The War on Higher Education | History News Network

The War on Higher Education | History News Network

‎"Public universities seeking greater autonomy have cited the need for greater “flexibility.” But the combination of union-busting and the semi-privatization of “entrepreneurial” public universities creates the probability of creating institutions with little academic integrity."
John T. McNay is a Professor of History at the University of Cincinnati--UC Blue Ash. This is an updated version of a piece that appeared in the September 2011 issue of Passport, the newsletter of The Society of Historians of American Foreign Relations. Dr. McNay is a member of that organization.

“Republicans in Wisconsin,” Cronon wrote in his op-ed. in the New York Times on March 21, “are seeking to reverse civic traditions that for more than a century have been among the most celebrated achievements not just of their state, but of their own party as well.”

While not all states have the strong traditions that Wisconsin does, the civic traditions in many states are being challenged by the new and radical legislation being introduced. Much of it, as Cronon reports, is not home-grown legislation but part of boilerplate legislation developed by ALEC. The organization’s strategy is that by introducing these radical bills across the nation at the state level in a shotgun approach, they will make progress in reaching their goals incrementally. The organization notes that only 12 to 15 percent of the hundreds of bills introduced in state legislatures each year pass into law but over time, these laws promise to have a huge impact.

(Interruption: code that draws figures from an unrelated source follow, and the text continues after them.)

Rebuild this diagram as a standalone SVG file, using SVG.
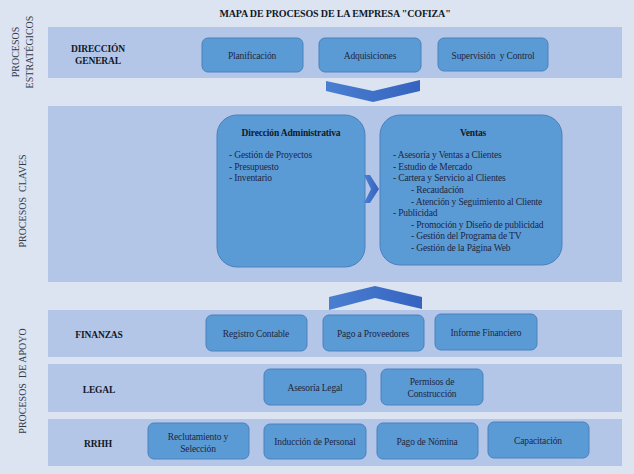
<svg xmlns="http://www.w3.org/2000/svg" width="634" height="474" viewBox="0 0 634 474">
<defs>
<linearGradient id="chev" x1="0" y1="0" x2="1" y2="0">
<stop offset="0" stop-color="#4a7fd0"/>
<stop offset="1" stop-color="#3563c0"/>
</linearGradient>
<style>
.band{fill:#b4c6e7}
.box{fill:#5b9bd5;stroke:#4a80bd;stroke-width:1}
.t{font-family:"Liberation Serif","Times New Roman",serif;fill:#1f2640;font-size:9.5px;letter-spacing:-0.15px}
.c{text-anchor:middle}
.b{font-weight:bold;fill:#111827}
.side{font-family:"Liberation Serif","Times New Roman",serif;fill:#333a4a;font-size:10px;text-anchor:middle}
.chev{fill:url(#chev)}
</style>
</defs>
<rect width="634" height="474" fill="#dce4f2"/>
<text class="t b c" x="335" y="17" style="font-size:10px">MAPA DE PROCESOS DE LA EMPRESA "COFIZA"</text>

<g id="bands">
<rect class="band" x="48" y="27" width="574" height="51"/>
<rect class="band" x="48" y="106" width="574" height="176"/>
<rect class="band" x="48" y="310" width="574" height="47"/>
<rect class="band" x="48" y="364" width="574" height="48"/>
<rect class="band" x="48" y="419" width="574" height="47"/>
</g>

<g id="side-labels">
<text class="side" transform="translate(19,52) rotate(-90)">PROCESOS</text>
<text class="side" transform="translate(33,52) rotate(-90)">ESTRATÉGICOS</text>
<text class="side" transform="translate(26,201) rotate(-90)" xml:space="preserve">PROCESOS  CLAVES</text>
<text class="side" transform="translate(26,381) rotate(-90)" xml:space="preserve">PROCESOS  DE APOYO</text>
</g>

<g id="area-labels">
<text class="t b c" x="98" y="52">DIRECCIÓN</text>
<text class="t b c" x="98" y="64">GENERAL</text>
<text class="t b c" x="99" y="338">FINANZAS</text>
<text class="t b c" x="99" y="393">LEGAL</text>
<text class="t b c" x="98" y="447">RRHH</text>
</g>

<g id="planificacion"><rect class="box" x="202" y="38" width="101" height="34" rx="6"/><text class="t c" x="252" y="59">Planificación</text></g>
<g id="adquisiciones"><rect class="box" x="319" y="38" width="102" height="34" rx="6"/><text class="t c" x="370" y="59">Adquisiciones</text></g>
<g id="supervision"><rect class="box" x="438" y="38" width="110" height="33" rx="6"/><text class="t c" x="493" y="59" xml:space="preserve">Supervisión  y Control</text></g>

<g id="direccion-administrativa">
<rect class="box" x="217" y="115" width="148" height="152" rx="20"/>
<text class="t b c" x="291" y="136">Dirección Administrativa</text>
<text class="t" x="229" y="158">- Gestión de Proyectos</text>
<text class="t" x="229" y="170">- Presupuesto</text>
<text class="t" x="229" y="181">- Inventario</text>
</g>

<g id="ventas">
<rect class="box" x="380" y="115" width="182" height="150" rx="20"/>
<text class="t b c" x="473" y="136">Ventas</text>
<text class="t" x="393" y="158">- Asesoría y Ventas a Clientes</text>
<text class="t" x="393" y="170">- Estudio de Mercado</text>
<text class="t" x="393" y="181">- Cartera y Servicio al Clientes</text>
<text class="t" x="411" y="193">- Recaudación</text>
<text class="t" x="411" y="205">- Atención y Seguimiento al Cliente</text>
<text class="t" x="393" y="216">- Publicidad</text>
<text class="t" x="411" y="228">- Promoción y Diseño de publicidad</text>
<text class="t" x="411" y="239">- Gestión del Programa de TV</text>
<text class="t" x="411" y="251">- Gestión de la Página Web</text>
</g>

<g id="registro-contable"><rect class="box" x="206" y="315" width="101" height="36" rx="6"/><text class="t c" x="256" y="337">Registro Contable</text></g>
<g id="pago-proveedores"><rect class="box" x="323" y="315" width="101" height="36" rx="6"/><text class="t c" x="373" y="337">Pago a Proveedores</text></g>
<g id="informe-financiero"><rect class="box" x="435" y="314" width="102" height="36" rx="6"/><text class="t c" x="486" y="336">Informe Financiero</text></g>

<g id="asesoria-legal"><rect class="box" x="264" y="369" width="102" height="36" rx="6"/><text class="t c" x="315" y="391">Asesoría Legal</text></g>
<g id="permisos"><rect class="box" x="381" y="369" width="102" height="36" rx="6"/><text class="t c" x="432" y="385">Permisos de</text><text class="t c" x="432" y="397">Construcción</text></g>

<g id="reclutamiento"><rect class="box" x="148" y="423" width="101" height="36" rx="6"/><text class="t c" x="198" y="440">Reclutamiento y</text><text class="t c" x="198" y="452">Selección</text></g>
<g id="induccion"><rect class="box" x="264" y="424" width="102" height="35" rx="6"/><text class="t c" x="315" y="445">Inducción de Personal</text></g>
<g id="pago-nomina"><rect class="box" x="377" y="423" width="101" height="36" rx="6"/><text class="t c" x="427" y="445">Pago de Nómina</text></g>
<g id="capacitacion"><rect class="box" x="488" y="422" width="101" height="36" rx="6"/><text class="t c" x="538" y="444">Capacitación</text></g>

<g id="connectors">
<polygon class="chev" points="326,81 373,91 420,80 420,91 373,102 326,91"/>
<polygon class="chev" points="329,297 375,286 422,297 422,309 375,298 329,310"/>
<polygon class="chev" points="364,175 370,175 379,189 370,203 364,203 371,189"/>
</g>
</svg>
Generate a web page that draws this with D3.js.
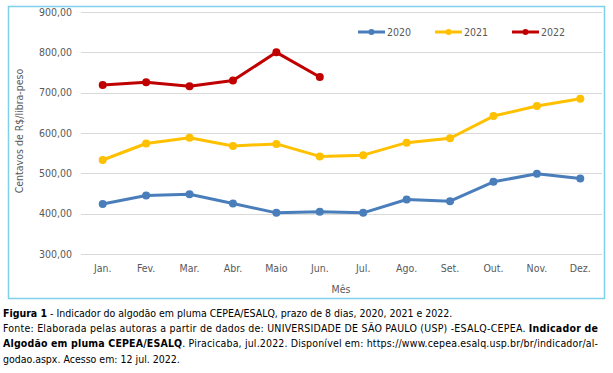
<!DOCTYPE html>
<html>
<head>
<meta charset="utf-8">
<script src="https://cdn.jsdelivr.net/npm/d3@7"></script>
<style>
  body { margin: 0; background: #fff; }
  text { font-family: "DejaVu Sans Condensed", "DejaVu Sans", sans-serif; }
</style>
</head>
<body>
<script>
var months = ["Jan.", "Fev.", "Mar.", "Abr.", "Maio", "Jun.", "Jul.", "Ago.", "Set.", "Out.", "Nov.", "Dez."];
var yTicks = [300, 400, 500, 600, 700, 800, 900];
var s2020 = [424, 445, 448, 425, 402, 405, 402, 435, 431, 479, 499, 487];
var s2021 = [533, 574, 588, 568, 573, 542, 545, 576, 587, 642, 667, 685];
var s2022 = [719, 726, 716, 730, 800, 739];
var seriesNames = ["2020", "2021", "2022"];
var seriesColors = ["#4a7ebb", "#ffc000", "#c00000"];

var series = [s2020, s2021, s2022].map(function (vals, i) {
    return { name: seriesNames[i], color: seriesColors[i], values: vals };
});

var W = 613, H = 373;
var svg = d3.select("body").append("svg")
    .attr("width", W)
    .attr("height", H);

// chart frame
svg.append("rect")
    .attr("x", 8.5).attr("y", 6.5)
    .attr("width", 596).attr("height", 292)
    .attr("fill", "#fff")
    .attr("stroke", "#7fd0ea")
    .attr("stroke-width", 1.5);

var x = d3.scaleBand().domain(months).range([81, 602]);
var y = d3.scaleLinear().domain([300, 900]).range([254, 12]);

// gridlines
svg.append("g").selectAll("line")
    .data(yTicks)
    .enter().append("line")
    .attr("x1", 81).attr("x2", 602)
    .attr("y1", function (d) { return Math.round(y(d)) + 0.5; })
    .attr("y2", function (d) { return Math.round(y(d)) + 0.5; })
    .attr("stroke", "#d9d9d9")
    .attr("stroke-width", 1);

var fmt = function (d) { return d3.format(".2f")(d).replace(".", ","); };

svg.append("g").selectAll("text")
    .data(yTicks)
    .enter().append("text")
    .attr("x", 72)
    .attr("y", function (d) { return y(d); })
    .attr("dy", "0.35em")
    .attr("text-anchor", "end")
    .attr("font-size", 10.5)
    .attr("fill", "#595959")
    .text(fmt);

svg.append("g").selectAll("text")
    .data(months)
    .enter().append("text")
    .attr("x", function (d) { return x(d) + x.bandwidth() / 2; })
    .attr("y", 268)
    .attr("dy", "0.35em")
    .attr("text-anchor", "middle")
    .attr("font-size", 10.5)
    .attr("fill", "#595959")
    .text(function (d) { return d; });

svg.append("text")
    .attr("x", 341).attr("y", 289)
    .attr("dy", "0.35em")
    .attr("text-anchor", "middle")
    .attr("font-size", 10.5)
    .attr("fill", "#595959")
    .text("Mês");

svg.append("text")
    .attr("transform", "translate(19,131) rotate(-90)")
    .attr("dy", "0.35em")
    .attr("text-anchor", "middle")
    .attr("font-size", 10.5)
    .attr("fill", "#595959")
    .text("Centavos de R$/libra-peso");

var line = d3.line()
    .x(function (d, i) { return x(months[i]) + x.bandwidth() / 2; })
    .y(function (d) { return y(d); });

var g = svg.append("g").selectAll("g")
    .data(series)
    .enter().append("g");

g.append("path")
    .attr("d", function (d) { return line(d.values); })
    .attr("fill", "none")
    .attr("stroke", function (d) { return d.color; })
    .attr("stroke-width", 3)
    .attr("stroke-linejoin", "round");

g.selectAll("circle")
    .data(function (d) { return d.values.map(function (v, i) { return { v: v, i: i, color: d.color }; }); })
    .enter().append("circle")
    .attr("cx", function (d) { return x(months[d.i]) + x.bandwidth() / 2; })
    .attr("cy", function (d) { return y(d.v); })
    .attr("r", 4)
    .attr("fill", function (d) { return d.color; });

// legend
var legX = [358, 435, 512];
var leg = svg.append("g").selectAll("g")
    .data(series)
    .enter().append("g")
    .attr("transform", function (d, i) { return "translate(" + legX[i] + ",32)"; });
leg.append("line")
    .attr("x1", 0).attr("x2", 27)
    .attr("stroke", function (d) { return d.color; })
    .attr("stroke-width", 3);
leg.append("circle")
    .attr("cx", 13.5).attr("r", 3)
    .attr("fill", function (d) { return d.color; });
leg.append("text")
    .attr("x", 29)
    .attr("dy", "0.35em")
    .attr("font-size", 10.5)
    .attr("fill", "#595959")
    .text(function (d) { return d.name; });

// caption
var cap = svg.append("g").attr("font-size", 10.5).attr("fill", "#000");
var t1 = cap.append("text").attr("x", 3).attr("y", 317);
t1.append("tspan").attr("font-weight", "bold").text("Figura 1");
t1.append("tspan").text(" - Indicador do algodão em pluma CEPEA/ESALQ, prazo de 8 dias, 2020, 2021 e 2022.");

var t2 = cap.append("text").attr("x", 3).attr("y", 332)
    .attr("textLength", 595).attr("lengthAdjust", "spacing");
t2.append("tspan").text("Fonte: Elaborada pelas autoras a partir de dados de: UNIVERSIDADE DE SÃO PAULO (USP) -ESALQ-CEPEA. ");
t2.append("tspan").attr("font-weight", "bold").text("Indicador de");

var t3 = cap.append("text").attr("x", 3).attr("y", 347)
    .attr("textLength", 595).attr("lengthAdjust", "spacing");
t3.append("tspan").attr("font-weight", "bold").text("Algodão em pluma CEPEA/ESALQ");
t3.append("tspan").text(". Piracicaba, jul.2022. Disponível em: https://www.cepea.esalq.usp.br/br/indicador/al-");

cap.append("text").attr("x", 3).attr("y", 363)
    .text("godao.aspx. Acesso em: 12 jul. 2022.");
</script>
</body>
</html>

Further, using a political strategy that writer Naomi Klein has recently dubbed a “shock and awe,” the proponents of this legislation have often been part of creating conditions in which they use the pressure of a crisis atmosphere to push through their “reforms.” In Wisconsin, for example, Scott Walker was elected with a surplus but quickly funded several new conservative projects and thereby helped bring about a budget crisis. Similarly, at least half of Ohio’s $8 billion deficit was generated by sweeping tax cuts, including a 21 percent reduction in the state’s progressive income tax."